How to master design theory help guide, architecture school advice, building designers tools

The Blueprint of Thought: How to Actually Master Design Theory Without Losing Your Mind

11 March 2026

Architecture school often feels like a constant battle between the physical and the cerebral. On one hand, you have the tactile reality of studio culture, the smell of basswood, the sticky residue of glue on your fingers, and the glow of a monitor at three in the morning. On the other hand, you have design theory. It is the invisible scaffolding that supports every move you make on a site plan, yet for many students, it remains the most frustratingly opaque part of the curriculum.

Zaha Hadid architecture - how to master design theory

We have all been there. You sit in a lecture hall listening to a professor discuss phenomenology, deconstructivism, or the poetic of space, and it feels like they are speaking a language that only exists in dusty books. You take pages of notes, but when you return to your drafting table, those concepts feel miles away from the lines you are drawing. The gap between “knowing” theory and “using” it is where most students get stuck.

The secret to studying design theory effectively isn’t about memorizing more definitions. It is about changing how you process that information. You need to move away from passive consumption and toward active integration.

Stop Reading, Start Translating

The primary mistake students make is treating a theory text like a history textbook. You cannot just highlight a sentence and expect it to influence your design process. Theory is a tool, not a fact. When you encounter a complex concept, your first task is to translate it into a visual or spatial idea.

If a theorist writes about the “liminality of the threshold,” do not just write that phrase down. Sketch it. What does a liminal space look like in a floor plan? Is it a thick wall? A change in floor material? A specific lighting condition? By forcing yourself to move from text to image immediately, you are training your brain to see the architectural application of the abstract.

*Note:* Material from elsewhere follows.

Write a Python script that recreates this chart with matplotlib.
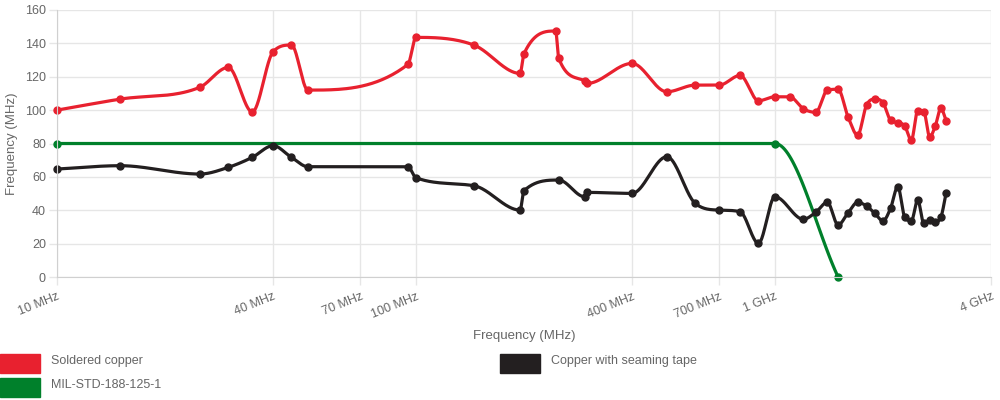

The Power of Systematic Retention

One of the biggest hurdles is the sheer volume of jargon. Architecture is notorious for using ten dollar words when a five dollar one would do. To combat this, you need a system that bridge the gap between your initial lecture notes and long term memory.

To combat this, you need a system that bridges the gap between your initial lecture notes and long-term memory. One useful approach is converting notes to flashcards, turning dense theoretical ideas into short prompts that force you to actively recall the concept and its design implications. When you revisit these prompts over time, the language of theory starts to feel less like abstract philosophy and more like a set of practical tools you can apply directly in your design work.

This isn’t just about rote memorization. It is about creating a mental library of concepts that you can pull from during a crit. When a juror asks why you chose a specific massing, you shouldn’t have to scramble. You should have that theoretical justification ready because you have practiced recalling it.

Analyze the Masters Through a Specific Lens

Theory becomes much easier to digest when you see it “in the wild.” Pick a building you love and try to reverse engineer it using a specific theoretical framework. If you are studying Corbusier, do not just look at the Five Points as a checklist. Look at how the “plan libre” actually changes the way a person moves through the house.

When you apply a theory to an existing building, it stops being a ghost in a book and becomes a tangible decision made by a designer. This makes the theory feel “real.” It proves that these ideas aren’t just for academics; they are the literal foundations of the built environment.

How to master design theory help guide - old building in Arizona

Create a Personal Theory Lexicon

Every architect eventually develops their own “voice.” This voice is built on the theories that resonate with you personally. You do not have to love every movement or every philosopher. In fact, you shouldn’t.

As you study, keep a running list of the ideas that make you feel excited about architecture. Maybe you are drawn to the rugged honesty of Brutalism, or perhaps you prefer the intricate relationship between nature and structure found in Biophilic design. Focus your deepest energy there. It is much easier to study something when you can see a version of your future self using those principles in practice.

Collaborative Deconstruction

Architecture is a social profession, and theory should be a social pursuit. Some of the best breakthroughs happen in the studio at midnight when you and your peers are arguing over what a specific reading actually meant.

Do not study in a vacuum. Talk about these ideas out loud. Explain a concept to a friend who isn’t in the architecture program. If you can explain “tectonics” to a business major without using jargon, you actually understand it. This process of verbalizing and defending an idea is the ultimate test of comprehension.

The Long Game

Design theory is not something you “finish” studying after the final exam. It is a lifelong companion to your creative work. The goal of studying it effectively during your student years is to build the habit of thinking deeply.

When you stop seeing theory as a chore and start seeing it as the “why” behind your “what,” the quality of your work will shift. Your projects will have more depth, your presentations will be more persuasive, and you will find that the lines you draw carry much more weight. It takes effort to build this bridge, but the view from the other side is worth it.